WASHINGTON – "Did your boss retire ... or lose ... or are you just looking for a change? We can help!!"
That's the banner on the "New Members" section of the classifieds on Hillzoo.com, a popular Web site for Hill staffers checking out the best happy hours in town, political organizations to join and apartments for rent.
It's now also a top source for Hillites seeking jobs after being uprooted following November's election.
As out-with-the-old, in-with-the-new transitions take place in Congress, Hill staffers are looking for the source of their next paycheck and are counting on an age-old tradition of renewal and replacement.
It's called the "staffer shuffle"; staffers with congressional bosses who are retiring, lost the November elections or, in some rare cases, have been shamed by the public and legal system, shop their resumes around Capitol Hill in hopes of finding new employment in the next Congress.
Senate Democratic staffers are in an extra bind this year since the party lost the majority and therefore all the committee chairmanships with their commensurate budgets. Democrats also lost seats in the House, where Republicans will keep their reign over chairmanships there.
The Democratic leadership is hoping to help out their wayward aides by providing freshly unemployed staffers with the services of the Democratic Steering and Coordination Committee, which will sort through resumes and match them to prospective employers.
"I really want to encourage you all to post jobs there and help hire some of our displaced colleagues," an aide to outgoing Senate Majority Leader Tom Daschle recently wrote to Democratic offices.
The House Democratic Congressional Campaign Committee also is informally passing around resumes to interested lawmakers.
"The new leadership has been very good about setting up ways for new staffers to put things together," said a DCCC spokeswoman.
As new House members filed onto Capitol Hill for their freshman orientation, the House Administration Committee, led by Rep. Bob Ney, R-Ohio, provided rooms where lawmakers could interview potential staffers. A resume distribution service also was provided.
But while nearly jobless Hill staffers compete for the same positions that many of their colleagues are hoping to snare, they are additionally challenged by the fact that lawmakers won't know their committee assignments until January, and so are holding off hiring a legislative staff.
Some Democratic staffers are also concerned about their futures after learning that incoming House Minority Leader Nancy Pelosi may or may not honor promises made by outgoing leader Rep. Dick Gephardt to various lawmakers for committee assignments.
Of course, not everyone is looking to stay put.

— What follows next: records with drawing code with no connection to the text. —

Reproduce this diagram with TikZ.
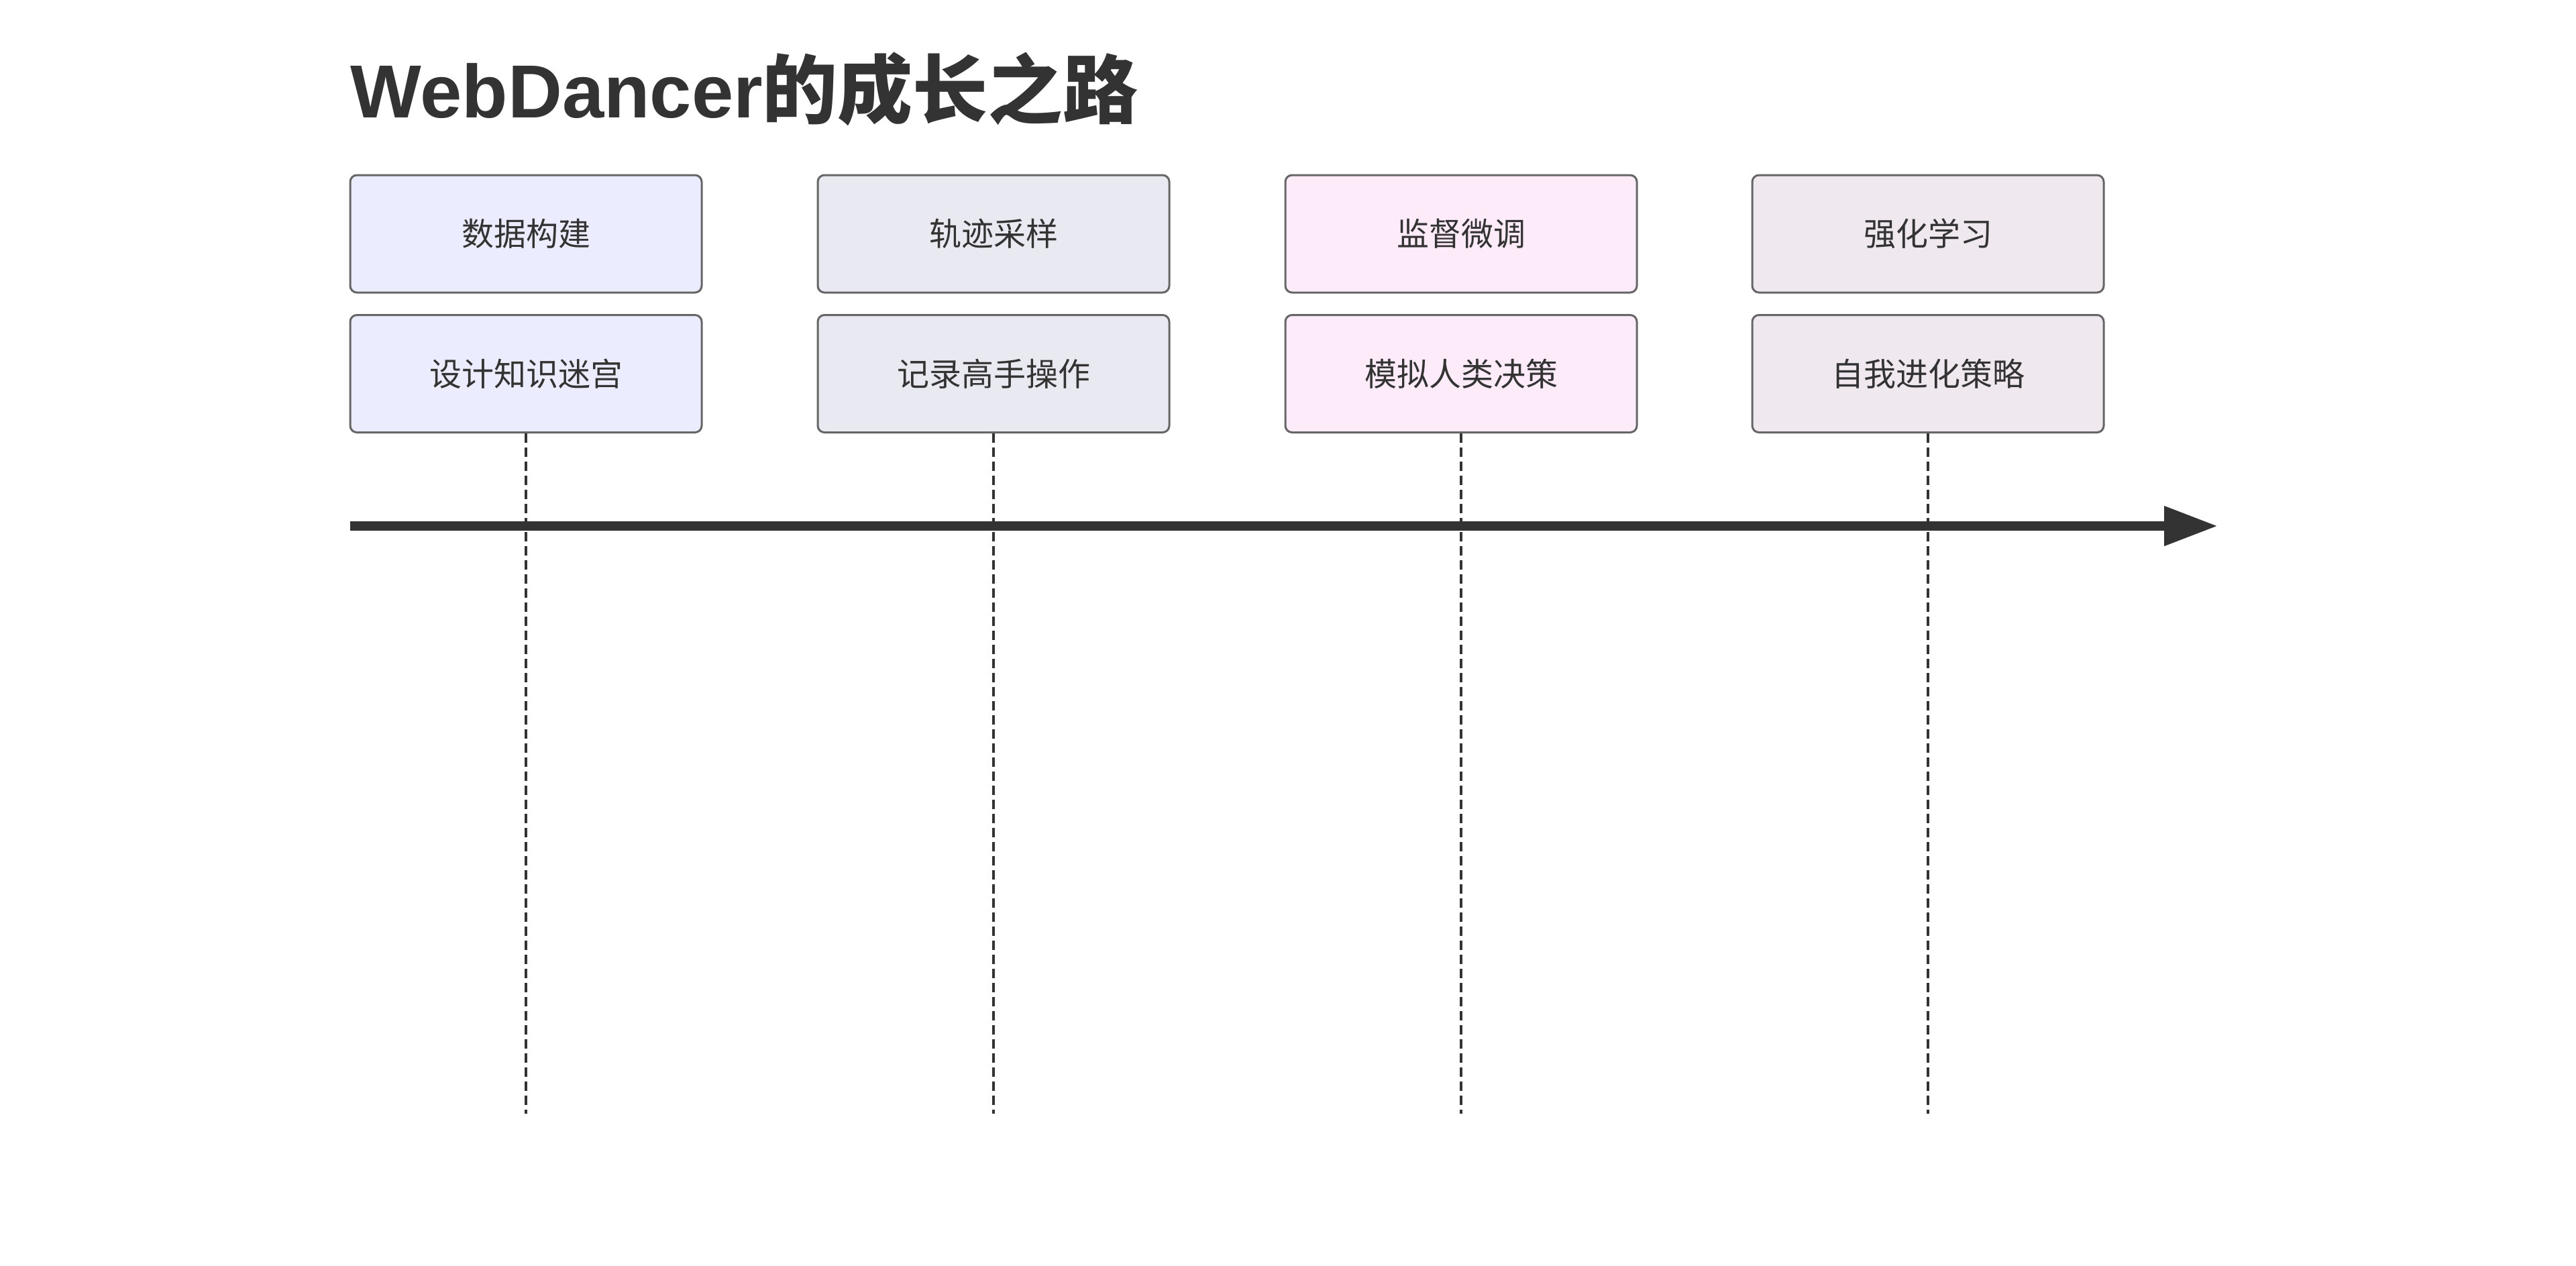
\documentclass[tikz,border=0pt]{standalone}
\usepackage{fontspec}
\setmainfont{Liberation Sans}
\newfontfamily\cjk{Noto Sans CJK SC}
\usetikzlibrary{arrows.meta}
\definecolor{txt}{HTML}{333333}
\definecolor{edge}{HTML}{666666}
\definecolor{cA}{HTML}{ECECFF}
\definecolor{cB}{HTML}{E9E9F1}
\definecolor{cC}{HTML}{FDEBF9}
\definecolor{cD}{HTML}{EFE8EF}
\tikzset{
  evbox/.style={draw=edge, line width=0.75pt, rounded corners=2.5pt,
    minimum width=131pt, minimum height=43.75pt, inner sep=0pt,
    text=txt, font=\cjk\fontsize{12pt}{14pt}\selectfont},
  guide/.style={draw=txt, line width=1pt, dash pattern=on 3.5pt off 1.75pt},
  axis/.style={draw=txt, line width=3.5pt, -{Triangle[length=20pt,width=14pt]}}
}
\begin{document}
\begin{tikzpicture}[x=0.25pt,y=-0.25pt]
\useasboundingbox (0,0) rectangle (3840,1886);
\node[anchor=base west, inner sep=0pt, text=txt,
  font=\bfseries\fontsize{28pt}{32pt}\selectfont] (title) at (522,175)
  {WebDancer{\cjk\bfseries 的成长之路}};
% timeline axis
\coordinate (ax0) at (522,784);
\coordinate (ax1) at (3306,784);
% column 1
\node[evbox, fill=cA] (p1) at (784,348.5) {数据构建};
\node[evbox, fill=cA] (e1) at (784,557) {设计知识迷宫};
\coordinate (d1) at (784,1660);
% column 2
\node[evbox, fill=cB] (p2) at (1481,348.5) {轨迹采样};
\node[evbox, fill=cB] (e2) at (1481,557) {记录高手操作};
\coordinate (d2) at (1481,1660);
% column 3
\node[evbox, fill=cC] (p3) at (2178,348.5) {监督微调};
\node[evbox, fill=cC] (e3) at (2178,557) {模拟人类决策};
\coordinate (d3) at (2178,1660);
% column 4
\node[evbox, fill=cD] (p4) at (2874,348.5) {强化学习};
\node[evbox, fill=cD] (e4) at (2874,557) {自我进化策略};
\coordinate (d4) at (2874,1660);
\foreach \i in {1,2,3,4} {\draw[guide] (e\i.south) -- (d\i);}
\draw[axis] (ax0) -- (ax1);
\end{tikzpicture}
\end{document}
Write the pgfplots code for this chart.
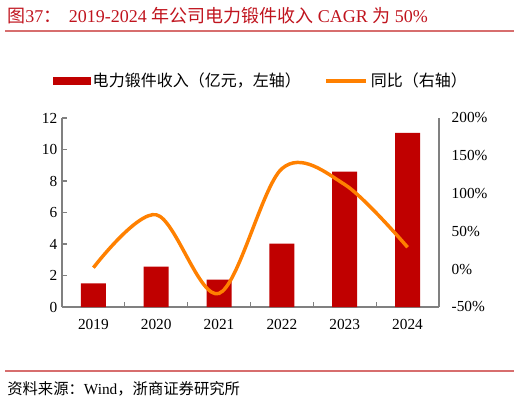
\documentclass[border=0pt]{standalone}
\usepackage{pgfplots}
\pgfplotsset{compat=1.18}
\usepackage{fontspec}
\setmainfont{Liberation Serif}
\newfontfamily\cjk{Noto Sans CJK SC}

\definecolor{barred}{RGB}{192,0,0}
\definecolor{lineorange}{RGB}{255,128,0}
\definecolor{titlered}{RGB}{192,20,30}
\definecolor{rulepink}{RGB}{215,110,110}
\definecolor{axisgrey}{RGB}{128,128,128}

\pgfplotsset{
  commonaxis/.style={
    at={(46.5pt,-230.25pt)}, anchor=south west,
    scale only axis, width=282.75pt, height=141.75pt,
    xmin=-0.5, xmax=5.5,
    axis line style={axisgrey, line width=0.8pt},
    tick align=inside,
    tick style={axisgrey, line width=0.8pt},
    major tick length=3.5pt, minor tick length=3.5pt,
    tick label style={font=\fontsize{11.5}{13}\selectfont, black},
    /pgf/number format/assume math mode=true,
  },
}

\begin{document}
\begin{tikzpicture}
\path[use as bounding box] (0,0) rectangle (390pt,-301.5pt);

% title and rules
\node[anchor=west, inner sep=0pt, text=titlered, font=\fontsize{13.5}{15}\selectfont]
  at (5.25pt,-11.5pt) {{\cjk 图}37{\cjk ：}\, 2019-2024 {\cjk 年公司电力锻件收入} CAGR {\cjk 为} 50\%};
\draw[rulepink, line width=1pt] (3.75pt,-23.25pt) -- (385.5pt,-23.25pt);
\draw[rulepink, line width=1pt] (3.75pt,-278.25pt) -- (385.5pt,-278.25pt);
\node[anchor=west, inner sep=0pt, font=\fontsize{11.5}{13}\selectfont]
  at (5.25pt,-291.75pt) {{\cjk 资料来源：}Wind{\cjk ，浙商证券研究所}};

% bars, left axis
\begin{axis}[
    commonaxis,
    axis x line*=bottom,
    axis y line*=left,
    ymin=0, ymax=12,
    ytick={0,2,...,12},
    xtick={0,...,5},
    xticklabels={2019,2020,2021,2022,2023,2024},
    major x tick style={draw=none},
    minor xtick={0.5,1.5,2.5,3.5,4.5},
    xticklabel style={yshift=-6pt},
    ]
\addplot[ybar, bar width=18.75pt, fill=barred, draw=none] coordinates {
    (0,1.50) (1,2.57) (2,1.74) (3,4.02) (4,8.60) (5,11.05)
};
\end{axis}

% growth line, right axis
\begin{axis}[
    commonaxis,
    axis x line=none,
    axis y line*=right,
    ymin=-50, ymax=200,
    ytick={-50,0,50,100,150,200},
    yticklabel={\pgfmathprintnumber{\tick}\%},
    ytick style={draw=none},
    yticklabel style={xshift=6pt},
    legend columns=2,
    legend style={
      at={(0.528,1.196)}, anchor=center,
      draw=none, fill=none,
      font=\cjk\fontsize{12}{14}\selectfont,
      /tikz/every even column/.append style={column sep=16pt},
      inner sep=0pt,
    },
    ]
\addlegendimage{legend image code/.code={
    \fill[barred] (0pt,-2.6pt) rectangle (27.75pt,2.6pt);}}
\addlegendentry{电力锻件收入（亿元，左轴）}
\addplot[lineorange, line width=2.6pt, smooth, tension=0.55,
    legend image code/.code={
    \draw[lineorange, line width=2.6pt] (0pt,0pt) -- (30pt,0pt);}]
  coordinates {
    (0,2) (1,72) (2,-32) (3,133) (4,112) (5,29)
};
\addlegendentry{同比（右轴）}
\end{axis}
\end{tikzpicture}
\end{document}
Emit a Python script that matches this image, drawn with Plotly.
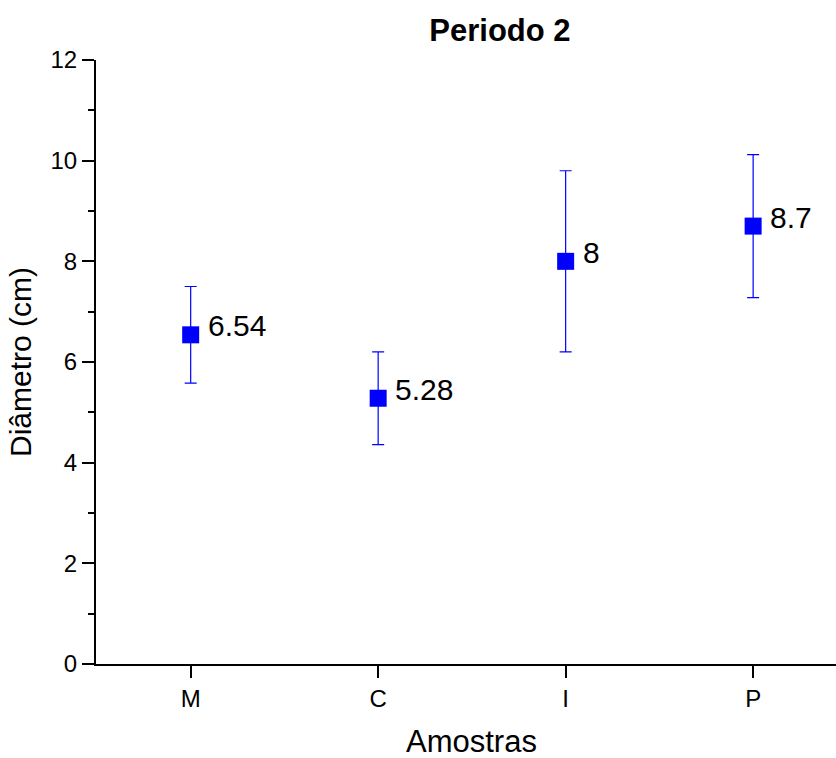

Rep. Jim Traficant's staff has already left the Hill. The Ohio Democrat is in federal prison in Pennsylvania after being convicted of racketeering charges in April. He ran a campaign as an independent from his cell, but lost the seat. The phones in his Hill office have been disconnected and his Web site is no longer online.
Then there's the staff of Rep. Gary Condit, the California Democrat who lost his party's primary to keep his House seat after the Chandra Levy scandal in which he was intimately tied to the 24-year-old woman who disappeared in May 2001 and whose body was found a year later. No one from Condit's staff would comment on their political future.
Sen. Strom Thurmond, R-S.C., is leaving the Hill after 48 years in the chamber, and some of his staffers have been with him for decades.
Thurmond's chief of staff, Duke Short, who joined the Thurmond team in 1974, plans to retire, maybe do some consulting and write a book of vignettes on his career with a South Carolina historical figure.
But despite Short's plans, Thurmond had a sizeable staff.
"Other than [Short], the rest of us are passing out resumes, looking for jobs," said Thurmond spokeswoman Becky Fleming.
Meanwhile, incoming Senate Majority Leader Trent Lott was expected to ask the chamber to elect Susan Wooten Wells as the new secretary of the Senate and Robert Maxwell as the new Senate sergeant at arms, and was to propose David Schiappa as the secretary for the majority.
Lott, who is embattled over recent comments indicating support for past segregation policies, is facing calls for him to resign his leadership post, making their futures a bit more uncertain.